* **To be done**
Output each entry that follows exactly. Images stay out.

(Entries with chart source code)

------------------------

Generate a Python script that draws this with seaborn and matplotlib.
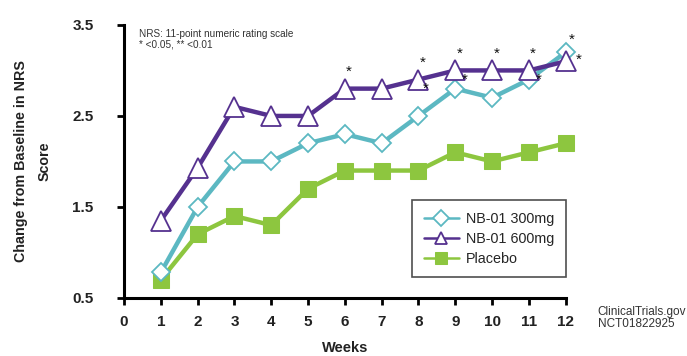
import matplotlib
matplotlib.use("Agg")
import matplotlib.pyplot as plt
import seaborn as sns
import pandas as pd

weeks = [1, 2, 3, 4, 5, 6, 7, 8, 9, 10, 11, 12]
nb300 = [0.78, 1.5, 2.0, 2.0, 2.2, 2.3, 2.2, 2.5, 2.8, 2.7, 2.9, 3.2]
nb600 = [1.35, 1.93, 2.6, 2.5, 2.5, 2.8, 2.8, 2.9, 3.0, 3.0, 3.0, 3.1]
placebo = [0.7, 1.2, 1.4, 1.3, 1.7, 1.9, 1.9, 1.9, 2.1, 2.0, 2.1, 2.2]
series_names = ["NB-01 300mg", "NB-01 600mg", "Placebo"]

# weeks with p<0.05 vs placebo, per dose
sig600_weeks = [6, 8, 9, 10, 11, 12]
sig300_weeks = [8, 9, 11, 12]

x_ticks = list(range(0, 13))
y_ticks = [0.5, 1.5, 2.5, 3.5]

sns.set_style("white")
plt.rcParams["font.family"] = ["Liberation Sans", "DejaVu Sans"]

fig = plt.figure(figsize=(6.87, 3.56), dpi=100)
ax = fig.add_axes([0.1805, 0.163, 0.643, 0.767])

teal = "#5cb8c2"
purple = "#55318f"
green = "#8dc63f"

df300 = pd.DataFrame({"week": weeks, "value": nb300})
df600 = pd.DataFrame({"week": weeks, "value": nb600})
dfpl = pd.DataFrame({"week": weeks, "value": placebo})

sns.lineplot(data=dfpl, x="week", y="value", ax=ax, color=green, lw=3.2,
             marker="s", markersize=11, markerfacecolor=green,
             markeredgecolor=green, label=series_names[2], clip_on=False,
             zorder=3)
sns.lineplot(data=df300, x="week", y="value", ax=ax, color=teal, lw=3.2,
             marker="D", markersize=9.5, markerfacecolor="white",
             markeredgecolor=teal, markeredgewidth=1.3,
             label=series_names[0], clip_on=False, zorder=4)
sns.lineplot(data=df600, x="week", y="value", ax=ax, color=purple, lw=3.2,
             marker="^", markersize=14, markerfacecolor="white",
             markeredgecolor=purple, markeredgewidth=1.3,
             label=series_names[1], clip_on=False, zorder=5)

# significance stars
star_kw = dict(textcoords="offset points", ha="center", va="center",
               fontsize=11, color="#111111", annotation_clip=False, zorder=6)
for w in sig600_weeks:
    v = nb600[weeks.index(w)]
    off = (9, 1) if w == 12 else (3, 12)
    ax.annotate("*", (w, v), xytext=off, **star_kw)
for w in sig300_weeks:
    if w == 12:
        v = nb300[weeks.index(w)]
        off = (4, 9)
    else:
        v = nb600[weeks.index(w)]
        off = (5 if w == 8 else 7, -7)
    ax.annotate("*", (w, v), xytext=off, **star_kw)

ax.set_xlim(0, 12)
ax.set_ylim(0.5, 3.5)
ax.set_xticks(x_ticks)
ax.set_yticks(y_ticks)
ax.set_xticklabels([str(t) for t in x_ticks], fontweight="bold", fontsize=11,
                   color="#222222")
ax.set_yticklabels([f"{t:.1f}" for t in y_ticks], fontweight="bold",
                   fontsize=11, color="#222222")
ax.tick_params(axis="both", direction="out", length=5, width=2,
               color="black", bottom=True, left=True)
ax.tick_params(axis="x", pad=7)
ax.tick_params(axis="y", pad=17)

for side in ["top", "right"]:
    ax.spines[side].set_visible(False)
for side in ["left", "bottom"]:
    ax.spines[side].set_linewidth(2.2)
    ax.spines[side].set_color("black")

ax.set_xlabel("Weeks", fontweight="bold", fontsize=10.5, color="#222222",
              labelpad=9)
ax.set_ylabel("Change from Baseline in NRS\nScore", fontweight="bold",
              fontsize=10.3, color="#222222", labelpad=15, linespacing=1.85)

ax.text(0.033, 0.985, "NRS: 11-point numeric rating scale\n* <0.05, ** <0.01",
        transform=ax.transAxes, ha="left", va="top", fontsize=7.2,
        color="#333333", linespacing=1.05)

fig.text(0.870, 0.106, "ClinicalTrials.gov\nNCT01822925", ha="left",
         va="center", fontsize=8.5, color="#333333", linespacing=1.05)

handles, labels = ax.get_legend_handles_labels()
order = [labels.index(n) for n in series_names]
leg = ax.legend([handles[i] for i in order], [labels[i] for i in order],
                loc="lower right", bbox_to_anchor=(1.0, 0.075),
                frameon=True, fancybox=False, edgecolor="#222222",
                fontsize=10.4, handlelength=2.4, borderpad=0.8,
                labelspacing=0.42, handletextpad=0.5, borderaxespad=0)
leg.get_frame().set_linewidth(1.2)
for line in leg.get_lines():
    line.set_linewidth(1.8)
    line.set_markersize(8)

fig.savefig("out.png", dpi=100, facecolor="white")
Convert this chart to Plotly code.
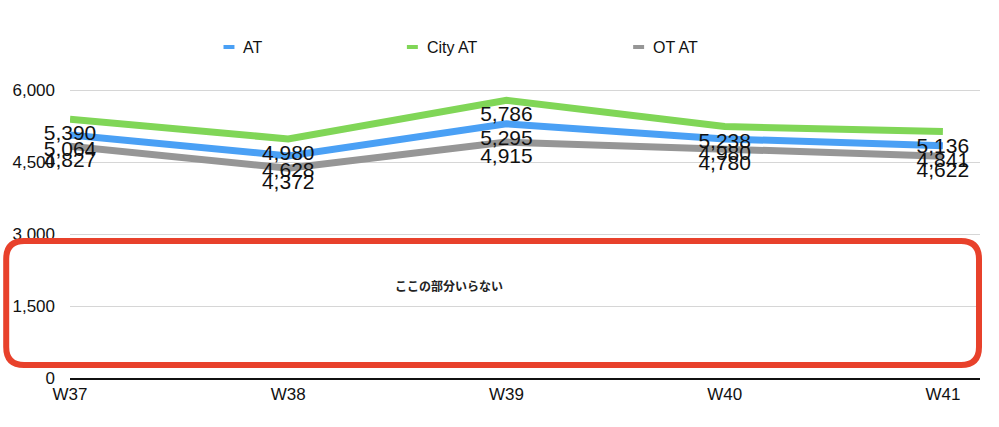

------------------------

* **Answer for the task**
Generate a Python script that draws this with seaborn and matplotlib.
import matplotlib
matplotlib.use("Agg")
import matplotlib.pyplot as plt
import seaborn as sns
import pandas as pd

weeks = [1, 2, 3, 4, 5, 6, 7, 8, 9, 10, 11, 12]
nb300 = [0.78, 1.5, 2.0, 2.0, 2.2, 2.3, 2.2, 2.5, 2.8, 2.7, 2.9, 3.2]
nb600 = [1.35, 1.93, 2.6, 2.5, 2.5, 2.8, 2.8, 2.9, 3.0, 3.0, 3.0, 3.1]
placebo = [0.7, 1.2, 1.4, 1.3, 1.7, 1.9, 1.9, 1.9, 2.1, 2.0, 2.1, 2.2]
series_names = ["NB-01 300mg", "NB-01 600mg", "Placebo"]

# weeks with p<0.05 vs placebo, per dose
sig600_weeks = [6, 8, 9, 10, 11, 12]
sig300_weeks = [8, 9, 11, 12]

x_ticks = list(range(0, 13))
y_ticks = [0.5, 1.5, 2.5, 3.5]

sns.set_style("white")
plt.rcParams["font.family"] = ["Liberation Sans", "DejaVu Sans"]

fig = plt.figure(figsize=(6.87, 3.56), dpi=100)
ax = fig.add_axes([0.1805, 0.163, 0.643, 0.767])

teal = "#5cb8c2"
purple = "#55318f"
green = "#8dc63f"

df300 = pd.DataFrame({"week": weeks, "value": nb300})
df600 = pd.DataFrame({"week": weeks, "value": nb600})
dfpl = pd.DataFrame({"week": weeks, "value": placebo})

sns.lineplot(data=dfpl, x="week", y="value", ax=ax, color=green, lw=3.2,
             marker="s", markersize=11, markerfacecolor=green,
             markeredgecolor=green, label=series_names[2], clip_on=False,
             zorder=3)
sns.lineplot(data=df300, x="week", y="value", ax=ax, color=teal, lw=3.2,
             marker="D", markersize=9.5, markerfacecolor="white",
             markeredgecolor=teal, markeredgewidth=1.3,
             label=series_names[0], clip_on=False, zorder=4)
sns.lineplot(data=df600, x="week", y="value", ax=ax, color=purple, lw=3.2,
             marker="^", markersize=14, markerfacecolor="white",
             markeredgecolor=purple, markeredgewidth=1.3,
             label=series_names[1], clip_on=False, zorder=5)

# significance stars
star_kw = dict(textcoords="offset points", ha="center", va="center",
               fontsize=11, color="#111111", annotation_clip=False, zorder=6)
for w in sig600_weeks:
    v = nb600[weeks.index(w)]
    off = (9, 1) if w == 12 else (3, 12)
    ax.annotate("*", (w, v), xytext=off, **star_kw)
for w in sig300_weeks:
    if w == 12:
        v = nb300[weeks.index(w)]
        off = (4, 9)
    else:
        v = nb600[weeks.index(w)]
        off = (5 if w == 8 else 7, -7)
    ax.annotate("*", (w, v), xytext=off, **star_kw)

ax.set_xlim(0, 12)
ax.set_ylim(0.5, 3.5)
ax.set_xticks(x_ticks)
ax.set_yticks(y_ticks)
ax.set_xticklabels([str(t) for t in x_ticks], fontweight="bold", fontsize=11,
                   color="#222222")
ax.set_yticklabels([f"{t:.1f}" for t in y_ticks], fontweight="bold",
                   fontsize=11, color="#222222")
ax.tick_params(axis="both", direction="out", length=5, width=2,
               color="black", bottom=True, left=True)
ax.tick_params(axis="x", pad=7)
ax.tick_params(axis="y", pad=17)

for side in ["top", "right"]:
    ax.spines[side].set_visible(False)
for side in ["left", "bottom"]:
    ax.spines[side].set_linewidth(2.2)
    ax.spines[side].set_color("black")

ax.set_xlabel("Weeks", fontweight="bold", fontsize=10.5, color="#222222",
              labelpad=9)
ax.set_ylabel("Change from Baseline in NRS\nScore", fontweight="bold",
              fontsize=10.3, color="#222222", labelpad=15, linespacing=1.85)

ax.text(0.033, 0.985, "NRS: 11-point numeric rating scale\n* <0.05, ** <0.01",
        transform=ax.transAxes, ha="left", va="top", fontsize=7.2,
        color="#333333", linespacing=1.05)

fig.text(0.870, 0.106, "ClinicalTrials.gov\nNCT01822925", ha="left",
         va="center", fontsize=8.5, color="#333333", linespacing=1.05)

handles, labels = ax.get_legend_handles_labels()
order = [labels.index(n) for n in series_names]
leg = ax.legend([handles[i] for i in order], [labels[i] for i in order],
                loc="lower right", bbox_to_anchor=(1.0, 0.075),
                frameon=True, fancybox=False, edgecolor="#222222",
                fontsize=10.4, handlelength=2.4, borderpad=0.8,
                labelspacing=0.42, handletextpad=0.5, borderaxespad=0)
leg.get_frame().set_linewidth(1.2)
for line in leg.get_lines():
    line.set_linewidth(1.8)
    line.set_markersize(8)

fig.savefig("out.png", dpi=100, facecolor="white")
Convert this chart to Plotly code.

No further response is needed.